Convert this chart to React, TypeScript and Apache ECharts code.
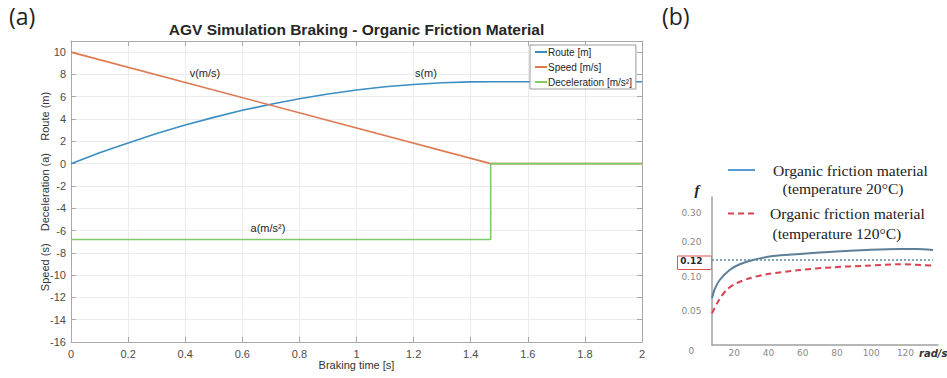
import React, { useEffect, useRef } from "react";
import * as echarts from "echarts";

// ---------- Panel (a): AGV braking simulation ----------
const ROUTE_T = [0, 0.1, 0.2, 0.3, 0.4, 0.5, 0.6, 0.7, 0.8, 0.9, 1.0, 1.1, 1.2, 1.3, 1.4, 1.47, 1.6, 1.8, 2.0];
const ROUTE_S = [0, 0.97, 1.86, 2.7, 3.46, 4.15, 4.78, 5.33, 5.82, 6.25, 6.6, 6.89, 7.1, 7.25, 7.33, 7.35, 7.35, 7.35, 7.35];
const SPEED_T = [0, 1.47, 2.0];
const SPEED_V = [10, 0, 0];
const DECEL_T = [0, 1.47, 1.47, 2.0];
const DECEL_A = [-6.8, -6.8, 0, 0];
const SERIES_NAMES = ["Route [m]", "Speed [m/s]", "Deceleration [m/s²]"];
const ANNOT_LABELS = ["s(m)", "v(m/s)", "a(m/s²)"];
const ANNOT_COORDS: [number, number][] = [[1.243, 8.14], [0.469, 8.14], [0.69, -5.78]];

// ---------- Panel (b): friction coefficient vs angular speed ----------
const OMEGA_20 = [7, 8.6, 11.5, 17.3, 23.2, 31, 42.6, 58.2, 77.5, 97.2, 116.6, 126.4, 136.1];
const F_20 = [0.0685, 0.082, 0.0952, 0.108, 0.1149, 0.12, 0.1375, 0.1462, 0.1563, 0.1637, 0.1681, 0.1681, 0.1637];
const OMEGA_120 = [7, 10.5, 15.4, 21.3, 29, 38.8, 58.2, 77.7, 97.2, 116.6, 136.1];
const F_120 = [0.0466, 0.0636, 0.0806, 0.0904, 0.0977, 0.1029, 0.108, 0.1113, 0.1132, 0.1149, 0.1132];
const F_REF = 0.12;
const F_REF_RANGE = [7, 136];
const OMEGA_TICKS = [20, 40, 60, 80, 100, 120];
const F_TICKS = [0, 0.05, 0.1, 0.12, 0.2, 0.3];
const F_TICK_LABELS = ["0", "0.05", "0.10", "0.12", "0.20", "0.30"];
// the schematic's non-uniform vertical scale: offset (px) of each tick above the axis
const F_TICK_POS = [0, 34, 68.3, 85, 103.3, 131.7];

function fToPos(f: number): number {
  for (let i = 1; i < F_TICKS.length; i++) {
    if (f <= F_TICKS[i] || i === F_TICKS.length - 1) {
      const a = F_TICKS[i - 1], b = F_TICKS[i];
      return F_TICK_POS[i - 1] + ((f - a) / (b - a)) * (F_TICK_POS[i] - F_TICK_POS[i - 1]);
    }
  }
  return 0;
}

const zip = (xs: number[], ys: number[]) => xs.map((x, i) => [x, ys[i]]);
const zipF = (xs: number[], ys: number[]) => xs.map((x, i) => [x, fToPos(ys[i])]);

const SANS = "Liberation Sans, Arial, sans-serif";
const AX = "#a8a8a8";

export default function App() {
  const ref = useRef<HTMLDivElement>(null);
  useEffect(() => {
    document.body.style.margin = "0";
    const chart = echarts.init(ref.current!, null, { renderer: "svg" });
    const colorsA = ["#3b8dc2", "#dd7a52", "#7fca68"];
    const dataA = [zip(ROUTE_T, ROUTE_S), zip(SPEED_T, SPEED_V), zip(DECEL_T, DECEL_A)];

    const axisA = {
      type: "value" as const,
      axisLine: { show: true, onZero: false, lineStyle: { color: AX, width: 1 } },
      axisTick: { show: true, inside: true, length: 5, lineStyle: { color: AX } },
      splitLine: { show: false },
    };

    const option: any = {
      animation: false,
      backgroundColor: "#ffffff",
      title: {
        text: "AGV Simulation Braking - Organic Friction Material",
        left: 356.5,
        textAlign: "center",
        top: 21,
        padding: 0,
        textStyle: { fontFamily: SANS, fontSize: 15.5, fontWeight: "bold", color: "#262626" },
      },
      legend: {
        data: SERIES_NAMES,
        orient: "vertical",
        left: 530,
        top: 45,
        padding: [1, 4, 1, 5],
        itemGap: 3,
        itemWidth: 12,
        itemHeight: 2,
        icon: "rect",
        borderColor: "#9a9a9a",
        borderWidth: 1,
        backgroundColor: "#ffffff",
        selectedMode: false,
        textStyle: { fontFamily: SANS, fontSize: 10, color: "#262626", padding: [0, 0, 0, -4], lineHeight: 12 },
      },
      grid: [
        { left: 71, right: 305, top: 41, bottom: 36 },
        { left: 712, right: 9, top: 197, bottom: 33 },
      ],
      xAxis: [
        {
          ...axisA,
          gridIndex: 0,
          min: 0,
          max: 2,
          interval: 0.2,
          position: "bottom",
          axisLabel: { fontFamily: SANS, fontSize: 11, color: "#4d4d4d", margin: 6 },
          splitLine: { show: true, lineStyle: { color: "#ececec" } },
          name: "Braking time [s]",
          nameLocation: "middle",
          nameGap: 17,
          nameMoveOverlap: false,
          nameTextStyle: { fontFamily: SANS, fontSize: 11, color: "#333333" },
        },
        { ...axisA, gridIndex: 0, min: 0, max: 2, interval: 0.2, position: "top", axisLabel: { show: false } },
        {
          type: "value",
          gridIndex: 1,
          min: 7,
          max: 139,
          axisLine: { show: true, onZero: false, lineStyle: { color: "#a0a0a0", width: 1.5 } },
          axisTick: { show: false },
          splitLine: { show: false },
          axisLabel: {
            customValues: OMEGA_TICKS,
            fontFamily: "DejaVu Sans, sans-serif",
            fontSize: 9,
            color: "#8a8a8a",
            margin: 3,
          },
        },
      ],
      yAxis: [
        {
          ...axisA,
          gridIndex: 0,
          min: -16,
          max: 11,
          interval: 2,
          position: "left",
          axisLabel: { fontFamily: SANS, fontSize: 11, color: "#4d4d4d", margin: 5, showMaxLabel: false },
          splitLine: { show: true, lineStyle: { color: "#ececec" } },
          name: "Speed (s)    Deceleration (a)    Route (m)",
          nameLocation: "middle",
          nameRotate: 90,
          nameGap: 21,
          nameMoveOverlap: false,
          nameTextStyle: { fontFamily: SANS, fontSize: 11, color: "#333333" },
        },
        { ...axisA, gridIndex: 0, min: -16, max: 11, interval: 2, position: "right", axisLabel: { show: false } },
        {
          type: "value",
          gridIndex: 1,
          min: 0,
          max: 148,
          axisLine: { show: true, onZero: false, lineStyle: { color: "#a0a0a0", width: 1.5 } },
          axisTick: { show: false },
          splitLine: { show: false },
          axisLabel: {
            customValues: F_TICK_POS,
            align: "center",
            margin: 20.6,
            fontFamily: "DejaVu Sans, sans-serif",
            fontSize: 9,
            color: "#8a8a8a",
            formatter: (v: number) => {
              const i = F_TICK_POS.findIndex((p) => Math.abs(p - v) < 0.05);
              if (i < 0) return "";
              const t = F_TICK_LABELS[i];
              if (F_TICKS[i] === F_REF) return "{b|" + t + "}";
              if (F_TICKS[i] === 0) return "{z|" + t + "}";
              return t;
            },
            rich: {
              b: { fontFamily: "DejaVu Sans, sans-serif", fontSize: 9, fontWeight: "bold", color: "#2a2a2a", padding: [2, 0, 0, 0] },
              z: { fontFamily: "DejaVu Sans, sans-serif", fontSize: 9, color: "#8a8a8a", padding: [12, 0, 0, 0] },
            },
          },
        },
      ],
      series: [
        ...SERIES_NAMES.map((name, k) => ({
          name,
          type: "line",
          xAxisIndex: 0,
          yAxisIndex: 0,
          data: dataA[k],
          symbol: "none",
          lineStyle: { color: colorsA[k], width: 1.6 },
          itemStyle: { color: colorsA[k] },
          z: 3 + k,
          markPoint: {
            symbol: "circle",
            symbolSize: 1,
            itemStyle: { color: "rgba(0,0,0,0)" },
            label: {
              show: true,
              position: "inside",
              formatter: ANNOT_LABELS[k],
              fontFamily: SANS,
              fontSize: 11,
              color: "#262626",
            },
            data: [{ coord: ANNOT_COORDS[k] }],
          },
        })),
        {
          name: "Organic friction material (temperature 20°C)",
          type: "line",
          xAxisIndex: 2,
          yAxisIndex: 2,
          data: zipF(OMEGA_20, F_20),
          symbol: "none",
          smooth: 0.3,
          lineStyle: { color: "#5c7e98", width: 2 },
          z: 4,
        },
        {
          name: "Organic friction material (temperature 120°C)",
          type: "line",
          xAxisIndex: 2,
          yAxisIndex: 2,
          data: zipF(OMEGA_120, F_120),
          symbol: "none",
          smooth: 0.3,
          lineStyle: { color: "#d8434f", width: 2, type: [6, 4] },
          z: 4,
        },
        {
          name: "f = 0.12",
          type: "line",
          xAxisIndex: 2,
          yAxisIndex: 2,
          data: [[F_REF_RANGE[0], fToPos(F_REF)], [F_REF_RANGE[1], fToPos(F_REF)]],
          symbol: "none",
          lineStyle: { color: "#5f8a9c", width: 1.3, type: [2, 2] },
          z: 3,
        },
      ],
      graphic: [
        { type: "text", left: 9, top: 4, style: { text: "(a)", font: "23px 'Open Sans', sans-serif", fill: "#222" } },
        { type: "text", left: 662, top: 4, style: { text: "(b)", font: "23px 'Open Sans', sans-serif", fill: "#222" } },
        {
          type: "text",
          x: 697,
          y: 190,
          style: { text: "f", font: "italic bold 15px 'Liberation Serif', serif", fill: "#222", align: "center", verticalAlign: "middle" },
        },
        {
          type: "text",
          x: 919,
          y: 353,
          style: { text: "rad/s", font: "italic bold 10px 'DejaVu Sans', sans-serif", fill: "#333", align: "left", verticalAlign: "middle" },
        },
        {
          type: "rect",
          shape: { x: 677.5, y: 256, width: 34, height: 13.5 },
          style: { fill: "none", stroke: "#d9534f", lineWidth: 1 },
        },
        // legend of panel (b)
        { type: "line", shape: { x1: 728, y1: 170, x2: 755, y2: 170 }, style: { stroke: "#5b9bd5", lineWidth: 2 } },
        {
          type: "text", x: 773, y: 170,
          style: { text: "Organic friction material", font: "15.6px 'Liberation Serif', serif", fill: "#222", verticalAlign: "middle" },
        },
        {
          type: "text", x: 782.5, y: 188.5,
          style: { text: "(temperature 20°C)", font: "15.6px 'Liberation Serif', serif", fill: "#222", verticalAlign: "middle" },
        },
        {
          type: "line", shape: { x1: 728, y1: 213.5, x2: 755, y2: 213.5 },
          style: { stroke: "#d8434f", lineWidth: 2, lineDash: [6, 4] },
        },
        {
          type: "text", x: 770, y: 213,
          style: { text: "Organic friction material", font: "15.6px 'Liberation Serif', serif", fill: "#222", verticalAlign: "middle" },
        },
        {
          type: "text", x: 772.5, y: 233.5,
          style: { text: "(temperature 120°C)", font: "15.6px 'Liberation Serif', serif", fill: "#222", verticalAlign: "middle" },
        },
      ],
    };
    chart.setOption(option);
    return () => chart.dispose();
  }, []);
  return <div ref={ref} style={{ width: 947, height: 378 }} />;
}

# # # # # # #

■ **What the task requires**
Every line from the start of the listing above through the line with "const ANNOT_COORDS: [number, number][]" should be repeated exactly; skip the pictures and add nothing else.

■ **Answer to this task**
Convert this chart to React, TypeScript and Apache ECharts code.
import React, { useEffect, useRef } from "react";
import * as echarts from "echarts";

// ---------- Panel (a): AGV braking simulation ----------
const ROUTE_T = [0, 0.1, 0.2, 0.3, 0.4, 0.5, 0.6, 0.7, 0.8, 0.9, 1.0, 1.1, 1.2, 1.3, 1.4, 1.47, 1.6, 1.8, 2.0];
const ROUTE_S = [0, 0.97, 1.86, 2.7, 3.46, 4.15, 4.78, 5.33, 5.82, 6.25, 6.6, 6.89, 7.1, 7.25, 7.33, 7.35, 7.35, 7.35, 7.35];
const SPEED_T = [0, 1.47, 2.0];
const SPEED_V = [10, 0, 0];
const DECEL_T = [0, 1.47, 1.47, 2.0];
const DECEL_A = [-6.8, -6.8, 0, 0];
const SERIES_NAMES = ["Route [m]", "Speed [m/s]", "Deceleration [m/s²]"];
const ANNOT_LABELS = ["s(m)", "v(m/s)", "a(m/s²)"];
const ANNOT_COORDS: [number, number][] = [[1.243, 8.14], [0.469, 8.14], [0.69, -5.78]];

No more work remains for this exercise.